According to the law, after the federal system is in effect, the local units are required to set up a local market as per the Subnational Governance Program. So far, only Bagmati Province passed the programme but it is yet to set up the market. Meanwhile, Ministry of Federal Affairs and General Administration (MoFAGA) have adopted the programme and working accordingly. Likewise, only 33 local-level municipalities have moved forward with the process so it will be a while before we see a regulated market and ensure the rights of the consumers as per the law.
But, Nepal already has sufficient laws to manage the market. Why are you still hopeless yet?

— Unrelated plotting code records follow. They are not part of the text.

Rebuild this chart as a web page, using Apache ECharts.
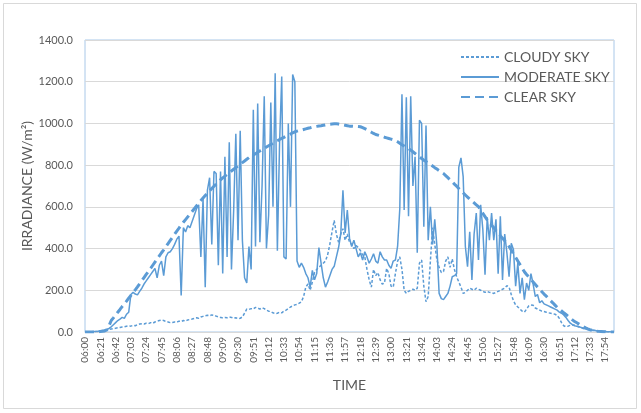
<!DOCTYPE html>
<html>
<head>
<meta charset="utf-8">
<script src="https://cdn.jsdelivr.net/npm/echarts@6/dist/echarts.min.js"></script>
<style>
html,body{margin:0;padding:0;background:#fff;}
#chart{width:641px;height:413px;}
</style>
</head>
<body>
<div id="chart"></div>
<script>
// Categories: 06:00 .. 18:06 every 3 minutes
const categories = [];
for (let m = 6 * 60; m <= 18 * 60 + 6; m += 3) {
  const h = Math.floor(m / 60), mm = m % 60;
  categories.push((h < 10 ? '0' : '') + h + ':' + (mm < 10 ? '0' : '') + mm);
}

const yTicks = [0, 200, 400, 600, 800, 1000, 1200, 1400];

const cloudySky = [
  0,0,0,1,1,2,3,4,6,8,
  10,12,14,16,18,20,22,24,25,28,
  30,28,32,30,35,38,40,38,42,40,
  45,42,48,52,55,57,55,50,48,45,
  46,48,47,52,50,55,52,58,60,62,
  65,68,66,72,75,78,80,78,82,80,
  76,72,70,68,70,68,72,70,66,68,
  64,66,72,90,110,108,112,110,118,115,
  110,116,112,105,100,98,92,88,90,95,
  92,100,105,112,120,125,130,132,138,145,
  170,215,230,200,240,285,300,310,320,330,
  340,370,420,480,535,470,430,470,495,440,
  470,430,420,400,415,405,390,370,360,300,
  250,215,300,270,285,250,230,235,305,280,
  220,215,280,340,360,300,200,185,195,200,
  205,200,210,330,345,220,145,170,340,500,
  420,345,310,285,290,340,360,310,350,300,
  265,240,215,185,190,200,210,205,200,210,
  205,200,195,190,195,190,188,185,190,195,
  200,205,210,222,215,180,150,130,120,110,
  100,95,110,125,130,128,115,110,105,100,
  98,95,92,90,88,85,80,65,45,30,
  25,28,32,34,32,28,24,20,17,14,
  12,10,9,7,6,5,4,3,2,1,
  1,0,0
];

const moderateSky = [
  0,0,1,1,2,3,4,6,8,10,
  13,17,25,35,45,55,62,70,65,85,
  95,180,190,182,178,195,210,230,245,260,
  275,290,305,260,320,340,270,360,380,385,
  400,420,445,460,175,500,480,510,500,530,
  560,590,610,360,640,215,680,740,420,770,
  760,320,770,280,840,360,910,300,580,950,
  440,965,440,260,235,410,300,1065,410,1095,
  430,700,1130,400,560,1100,600,1240,390,900,
  1225,360,350,1000,600,1235,1200,340,310,330,
  310,280,260,215,295,250,280,405,330,260,
  215,240,270,300,315,360,405,470,680,475,
  585,450,410,440,400,360,380,345,385,360,
  330,350,375,340,330,385,360,345,345,320,
  305,340,345,410,590,1140,585,1125,555,1130,
  700,840,380,1015,1000,505,990,440,600,420,
  540,410,185,160,155,170,185,220,265,270,
  280,790,835,745,410,313,480,250,470,570,
  345,610,490,275,550,440,570,440,540,280,
  555,250,470,380,265,425,395,220,330,185,
  260,155,235,200,280,230,170,180,140,150,
  135,130,125,120,115,110,105,95,90,82,
  70,55,42,35,30,28,25,22,18,15,
  13,11,9,8,6,5,4,3,2,1,
  1,0,0
];

const clearSky = [
  0,0,0,0,0,1,1,2,3,5,
  10,30,55,68,82,95,108,122,135,148,
  162,175,190,202,216,231,246,261,276,290,
  305,320,335,350,365,380,394,409,424,439,
  454,469,484,498,513,526,539,552,565,578,
  591,604,617,630,642,654,665,677,688,699,
  709,720,730,739,747,756,764,772,780,788,
  796,804,812,820,828,836,843,849,855,862,
  868,874,880,887,893,899,906,912,917,923,
  928,933,939,944,949,955,960,963,966,968,
  971,974,977,979,982,984,986,988,989,991,
  993,995,996,997,998,998,997,995,993,991,
  989,987,987,986,986,985,984,980,975,970,
  964,958,952,947,944,941,938,934,931,928,
  925,922,918,912,905,898,892,886,879,872,
  864,856,848,840,832,824,817,810,803,796,
  788,781,774,767,760,750,740,730,720,709,
  699,688,677,667,657,647,637,628,619,610,
  601,585,569,553,537,525,512,500,487,475,
  462,450,437,424,410,393,375,358,340,323,
  306,289,276,264,252,240,228,216,205,193,
  182,172,161,150,140,129,118,110,101,92,
  84,75,67,58,50,44,38,32,26,20,
  15,11,8,6,4,3,2,1,1,0,
  0,0,0
];

const COLOR = '#5b9bd5';
const TXT = '#595959';
const FONT = 'Lato, "Open Sans", sans-serif';

const chart = echarts.init(document.getElementById('chart'), null, {renderer: 'canvas'});
chart.setOption({
  animation: false,
  backgroundColor: '#fff',
  textStyle: {fontFamily: FONT, color: TXT},
  graphic: [{
    type: 'rect',
    shape: {x: 3.5, y: 3.5, width: 633, height: 405},
    style: {fill: 'none', stroke: '#d9d9d9', lineWidth: 1},
    silent: true
  }],
  grid: {
    left: 85, right: 27, top: 40, bottom: 81,
    show: true, borderColor: '#a9c8e8', borderWidth: 1, backgroundColor: 'transparent'
  },
  legend: {
    orient: 'vertical',
    left: 455, top: 45,
    itemWidth: 38, itemHeight: 14, itemGap: 6,
    itemStyle: {opacity: 0, borderWidth: 0},
    textStyle: {fontFamily: FONT, fontSize: 14, color: TXT},
    data: ['CLOUDY SKY', 'MODERATE SKY', 'CLEAR SKY']
  },
  xAxis: {
    type: 'category',
    data: categories,
    boundaryGap: false,
    name: 'TIME',
    nameLocation: 'middle',
    nameGap: 46,
    nameMoveOverlap: false,
    nameTextStyle: {fontFamily: FONT, fontSize: 14, color: TXT},
    axisLine: {lineStyle: {color: '#d9d9d9'}},
    axisTick: {show: false},
    axisLabel: {
      interval: 6, rotate: 90, margin: 5,
      fontFamily: FONT, fontSize: 10, color: TXT
    },
    splitLine: {show: false}
  },
  yAxis: {
    type: 'value',
    min: 0, max: 1400, interval: 200,
    name: 'IRRADIANCE (W/m²)',
    nameLocation: 'middle',
    nameGap: 51,
    nameMoveOverlap: false,
    nameTextStyle: {fontFamily: FONT, fontSize: 14, color: TXT},
    axisLine: {show: false},
    axisTick: {show: false},
    axisLabel: {
      margin: 12, fontFamily: FONT, fontSize: 11, color: TXT,
      customValues: yTicks,
      formatter: v => v.toFixed(1)
    },
    splitLine: {lineStyle: {color: '#d9d9d9', width: 1}}
  },
  series: [
    {
      name: 'CLOUDY SKY', type: 'line', data: cloudySky,
      symbol: 'none', showSymbol: false,
      itemStyle: {color: COLOR},
      lineStyle: {color: COLOR, width: 1.5, type: [3, 2]},
      z: 3
    },
    {
      name: 'MODERATE SKY', type: 'line', data: moderateSky,
      symbol: 'none', showSymbol: false,
      itemStyle: {color: COLOR},
      lineStyle: {color: COLOR, width: 1.5, type: 'solid'},
      z: 2
    },
    {
      name: 'CLEAR SKY', type: 'line', data: clearSky,
      symbol: 'none', showSymbol: false, smooth: false,
      itemStyle: {color: COLOR},
      lineStyle: {color: COLOR, width: 3, type: [9, 5]},
      z: 4
    }
  ]
});
</script>
</body>
</html>
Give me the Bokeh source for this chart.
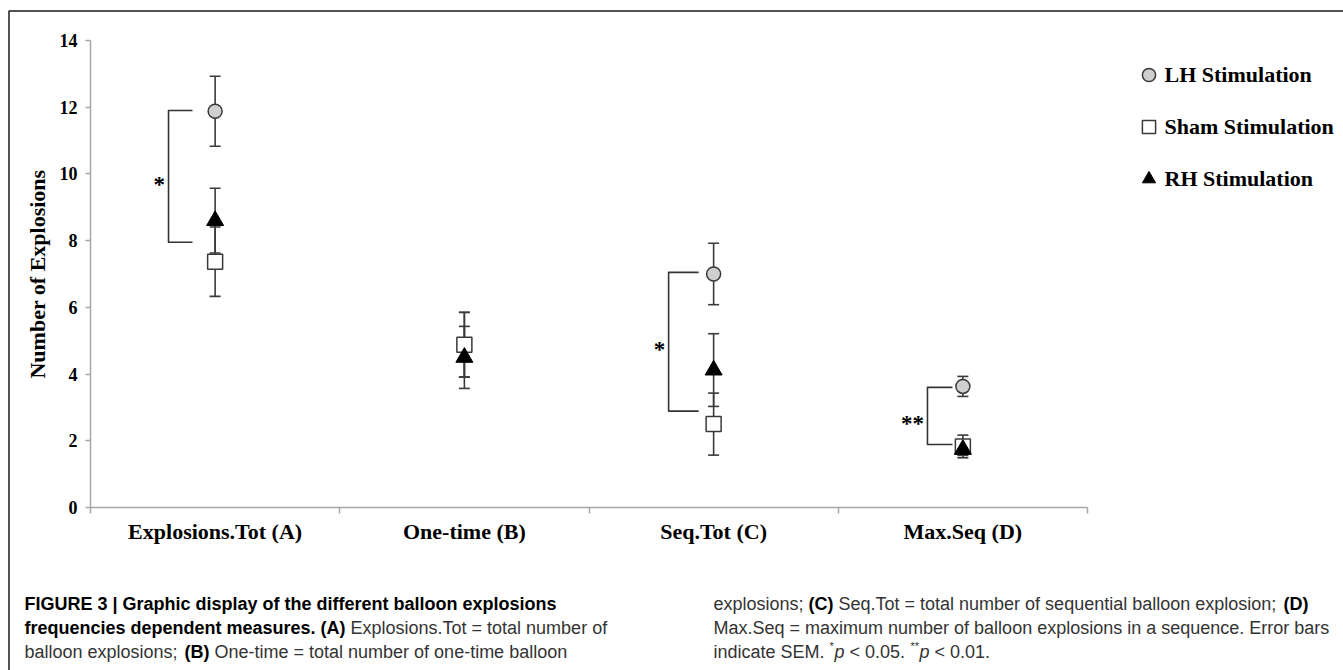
import math
from bokeh.plotting import figure
from bokeh.models import Range1d, FixedTicker, Label, Legend, LegendItem, BoxAnnotation
from bokeh.core.properties import value
from bokeh.embed import file_html
from bokeh.resources import INLINE

# ---------------- data ----------------
categories = ["Explosions.Tot (A)", "One-time (B)", "Seq.Tot (C)", "Max.Seq (D)"]
lh_mean = [11.88, 4.88, 7.00, 3.63]
lh_sem = [1.05, 0.97, 0.92, 0.30]
sham_mean = [7.37, 4.88, 2.50, 1.83]
sham_sem = [1.04, 0.97, 0.93, 0.34]
rh_mean = [8.60, 4.50, 4.12, 1.74]
rh_sem = [0.97, 0.93, 1.09, 0.18]
y_ticks = [0, 2, 4, 6, 8, 10, 12, 14]
series_labels = ["LH Stimulation", "Sham Stimulation", "RH Stimulation"]

bracket_cat = [0, 2, 3]
bracket_top = [11.90, 7.05, 3.60]
bracket_bottom = [7.95, 2.89, 1.89]
bracket_label = ["*", "*", "**"]

# ---------------- layout (page pixels) ----------------
W, H = 1343, 670
F_LEFT, F_RIGHT, F_TOP, F_BOTTOM = 90, 1087, 40, 507   # plot area of the chart
PX = (F_RIGHT - F_LEFT) / 4.0
PY = (F_BOTTOM - F_TOP) / 14.0


def X(px):
    return (px - F_LEFT) / PX - 0.5


def Y(py):
    return (F_BOTTOM - py) / PY


SERIF = "Liberation Serif"
SANS = "Liberation Sans"
EC = "#3a3a3a"
AXC = "#a6a6a6"

p = figure(width=W, height=H, output_backend="svg", toolbar_location=None,
           x_range=Range1d(X(0), X(W)), y_range=Range1d(Y(H), Y(0)),
           min_border=0)
p.title.visible = False
p.outline_line_color = None
p.xgrid.visible = False
p.ygrid.visible = False
p.background_fill_color = "white"
p.border_fill_color = "white"

# y axis (real bokeh axis, fixed at the left edge of the data area)
ya = p.yaxis[0]
ya.fixed_location = -0.5
ya.bounds = (0, 14)
ya.ticker = FixedTicker(ticks=y_ticks)
ya.axis_line_color = AXC
ya.axis_line_width = 1.5
ya.major_tick_line_color = AXC
ya.major_tick_line_width = 1.5
ya.major_tick_out = 5
ya.major_tick_in = 0
ya.minor_tick_line_color = None
ya.major_label_text_font = SERIF
ya.major_label_text_font_style = "bold"
ya.major_label_text_font_size = "18px"
ya.major_label_text_color = "black"
ya.major_label_standoff = 8

# x axis
xa = p.xaxis[0]
cat_pos = list(range(len(categories)))
xa.fixed_location = 0
xa.bounds = (-0.5, len(categories) - 0.5)
xa.ticker = FixedTicker(ticks=cat_pos, minor_ticks=[i - 0.5 for i in range(len(categories) + 1)])
xa.major_label_overrides = {i: c for i, c in zip(cat_pos, categories)}
xa.axis_line_color = AXC
xa.axis_line_width = 1.5
xa.major_tick_line_color = None
xa.major_tick_out = 0
xa.major_tick_in = 0
xa.minor_tick_line_color = AXC
xa.minor_tick_line_width = 1.5
xa.minor_tick_out = 6
xa.minor_tick_in = 0
xa.major_label_text_font = SERIF
xa.major_label_text_font_style = "bold"
xa.major_label_text_font_size = "22px"
xa.major_label_text_color = "black"
xa.major_label_standoff = 5

# y axis title
p.add_layout(Label(x=X(37), y=7.0, text="Number of Explosions", angle=math.pi / 2,
                   text_font=SERIF, text_font_style="bold", text_font_size="22px",
                   text_color="black", text_align="center", text_baseline="middle"))

# error bars
for mean, sem in ((lh_mean, lh_sem), (sham_mean, sham_sem), (rh_mean, rh_sem)):
    lo = [m - s for m, s in zip(mean, sem)]
    hi = [m + s for m, s in zip(mean, sem)]
    p.segment(x0=cat_pos, y0=lo, x1=cat_pos, y1=hi, line_color=EC, line_width=1.6)
    p.scatter(x=cat_pos + cat_pos, y=lo + hi, marker="dash", size=11,
              line_color=EC, line_width=1.6)

lh_r = p.scatter(x=cat_pos, y=lh_mean, marker="circle", size=14,
                 fill_color="#cfcfcf", line_color=EC, line_width=1.5)
sham_r = p.scatter(x=cat_pos, y=sham_mean, marker="square", size=15,
                   fill_color="white", line_color=EC, line_width=1.5)
rh_r = p.scatter(x=cat_pos, y=rh_mean, marker="triangle", size=17,
                 fill_color="black", line_color="black", line_width=1)

# significance brackets
vert_dx = [-46.6, -45.0, -35.4]
arm_dx = [-22.6, -15.0, -10.4]
bx, by, sx, sy = [], [], [], []
for c, t, b, vd, ad in zip(bracket_cat, bracket_top, bracket_bottom, vert_dx, arm_dx):
    xv = c + vd / PX
    xe = c + ad / PX
    bx.append([xe, xv, xv, xe])
    by.append([t, t, b, b])
    sx.append(xv - 3.5 / PX)
    sy.append((t + b) / 2.0)
p.multi_line(xs=bx, ys=by, line_color="#333333", line_width=1.6, line_join="round")
p.text(x=sx, y=sy, text=bracket_label, text_align="right", text_baseline="alphabetic",
       y_offset=8, text_font=value(SERIF), text_font_style="bold",
       text_font_size="23px", text_color="black")

# legend
legend = Legend(items=[LegendItem(label=series_labels[0], renderers=[lh_r]),
                       LegendItem(label=series_labels[1], renderers=[sham_r]),
                       LegendItem(label=series_labels[2], renderers=[rh_r])],
                location=(1131.5, H - 195.0),
                glyph_width=33, glyph_height=33, label_standoff=0, spacing=19,
                padding=0, margin=0, border_line_color=None, background_fill_alpha=0,
                label_text_font=SERIF, label_text_font_style="bold",
                label_text_font_size="22px", label_text_color="black",
                label_text_baseline="middle")
p.add_layout(legend)

# page frame lines (top and left)
p.add_layout(BoxAnnotation(left=X(8.5), right=X(1600), top=Y(10.5), bottom=Y(900),
                           fill_alpha=0, line_color="#1a1a1a", line_alpha=1.0,
                           line_width=1.5))

# caption
LINE_Y = [603, 627, 651]
BK, RG = "black", "#333333"
runs = [
    (24, 0, "FIGURE 3 | Graphic display of the different balloon explosions", "bold", BK, "18px"),
    (24, 1, "frequencies dependent measures. (A)", "bold", BK, "18px"),
    (350, 1, "Explosions.Tot = total number of", "normal", RG, "18px"),
    (24, 2, "balloon explosions;", "normal", RG, "18px"),
    (184, 2, "(B)", "bold", BK, "18px"),
    (214, 2, "One-time = total number of one-time balloon", "normal", RG, "18px"),
    (713, 0, "explosions;", "normal", RG, "18px"),
    (808, 0, "(C)", "bold", BK, "18px"),
    (838, 0, "Seq.Tot = total number of sequential balloon explosion;", "normal", RG, "18px"),
    (1283, 0, "(D)", "bold", BK, "18px"),
    (713, 1, "Max.Seq = maximum number of balloon explosions in a sequence. Error bars", "normal", RG, "18px"),
    (713, 2, "indicate SEM.", "normal", RG, "18px"),
    (829, 2, "*", "normal", RG, "11px"),
    (834, 2, "p", "italic", RG, "18px"),
    (849, 2, "< 0.05.", "normal", RG, "18px"),
    (910, 2, "**", "normal", RG, "11px"),
    (919, 2, "p", "italic", RG, "18px"),
    (934, 2, "< 0.01.", "normal", RG, "18px"),
]
for px, li, txt, style, col, size in runs:
    yy = LINE_Y[li] - (6 if txt.startswith("*") else 0)
    p.add_layout(Label(x=X(px), y=Y(yy), text=txt, text_font=SANS, text_font_style=style,
                       text_font_size=size, text_color=col, text_align="left",
                       text_baseline="middle"))

open("out.html", "w").write(file_html(p, INLINE))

Nepal has Consumer Protection Act, 2018, which was first introduced in 1998. The act ensures the constitutional rights of every citizen to get quality goods and services, obtain information and file a lawsuit when their rights are violated. Despite the law being on paper for more than two decades, its implementation in every form and manner has been to its bare minimum.
Consumer rights protection is only there in theory, but not in practice, as consumers and sellers are not proactive. Consumers lack awareness. Sellers are practising policies such as [goods once sold will not be returned and consumers are accepting it. They do not know it is against the law.
Sellers need to take the responsibility of providing quality products to the consumers.
But, maybe, the legal provisions are not sufficient. What do you think?
The act ensures that any consumer whose rights have been violated is entitled to get compensation. Likewise, it has provisions for fines from Rs 100,000 to 300,000 or a jail term of three months to one year or both for the consumer rights violators. However, even with the increasing awareness about consumer rights, the violations are not realised or reported. Of the total violations, maybe just 2 per cent are reported. The reports are also reported by the organisation and really by the individuals.
I mean to say the legal provisions might be inefficient but the biggest problem is public ignorance. It’s because when the violations are reported, the response from the authorities has been good.
For example, of the noteworthy events is a verdict made by the Supreme Court in favour of a woman who applied for a job in Israel. She filed a case against a health clinic that gave her fake reports without a proper health check-up that cost her visa and employment. She got a compensation of Rs 600,000.
What can people do in the immediate future to cope with the problems?
First of all, people should be aware of their rights. Then, they should not shy away from asking sellers the cost price of the products for them (the price they paid to purchase them). Law says they can only charge 20 per cent more than what they pay for them, so if they do not want to be robbed, they have to be proactive. Asking the bill for the purchase is another thing to do.
Upon the violation, they can go to inspection officers to report such cases. They can also go to the consumer rights organisations report it to Hello Sarkar and other stakeholders
Along with the consumers, the government authorities have to be proactive to build a systematic structure that benefits the consumers, as per the law. Overall, the sellers, the producers and the officials in the supply chain all have to be responsible for their parts.